In Cleveland, you can.

Lerner usually just turns over the keys, and jets off to New York. The front office then begins to fight over responsibilities, one voice eventually takes over, gets in over their heads, and then the whole team collapses.

Add to that some bad drafts, and it’s no wonder the Browns are fighting Detroit, Oakland, and Tampa Bay for the title of “Worst Team in the NFL.”

Some of the rumored candidates for the Bowns' fifth rebuild in 11 years are Mike Holmgren, Mike Shanahan, Bill Cowher, and Bill Parcells.

None of those names sound bad, but only Shanahan and Cowher are under the age of 60.

How many of those guys really want to take on a massive rebuilding project at their age?

I’m not even 40 yet and, assuming I had the credentials to be on the list, I’m not sure I’d want to work for Randy Lerner, and the mess he’s created in Cleveland.

You’re looking at one solid year of building a front office, coaching staff, and a scouting department.

Also, whoever takes over will be expected to show improvement on the field in that one. The fans won’t be demanding a playoff-caliber team right away, but they will want to see what was promised to them this year—progress.

While Mangini has made a lot of bad decisions on and off the field this year, his failure to make the team even competitive is the driving force behind the call for his dismissal.

Mangini would argue that most of the players he cut aren’t playing anywhere else, and he’s got a point, but almost every guy he’s brought in has also underperformed.

Performance has dropped on the right side of the offensive line.

Look up the stats for yourself.

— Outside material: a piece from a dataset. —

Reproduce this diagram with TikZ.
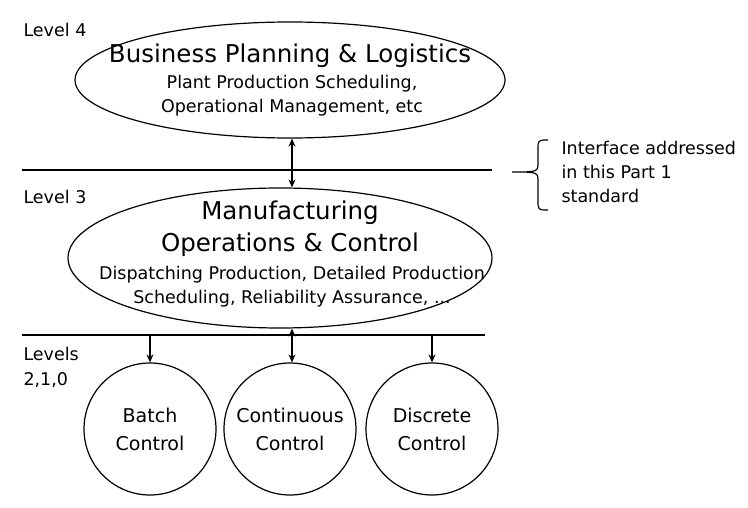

I was going to put up a bunch of numbers to prove my point, but then I got sick of looking at them. Not just any kind of sick; I think I contracted Swine Flu from looking at the Cleveland Browns' 2009 stat page.

In the midst of the carnage, Mangini has insisted that it's all part of "going through the process."

What that process is, hasn't been known until today:

"And the Lord spake, saying, 'First shalt thou take out the Holy Pin. Then thou shalt count to three, no more, no less. Three shall be the number thou shalt count, and the number of the counting shall be three. Four thou shalt not count, neither count thou two, excepting that thou then proceed to three.

"Five is right out.

"Once the number three, being the third number, be reached, then lobbest thou thy Holy Hand Grenade of Antioch towards thy foe, who, being naughty in my sight, shall snuff it."

Whoever Lerner hires will probably fire Eric Mangini.

Every loss the Browns have in the second half of the season will be another nail in his coffin.

The question isn’t whether or not Mangini will be here in 2010, but how many wins he needs even to have a chance of keeping his job.

If Lerner is able to convince any of the people on the rumor list to come to Cleveland, Mangini is history. It’s hard to believe any of those guys would want to keep Mangini around.

For the rest of this season, try to think of the scene from Monty Python and the Holy Grail when, by the fourth try, the King of the Swamp boasts about how the castle quit sinking into the swamp.

Browns fans can only hope the fifth try works for King Randy in Cleveland.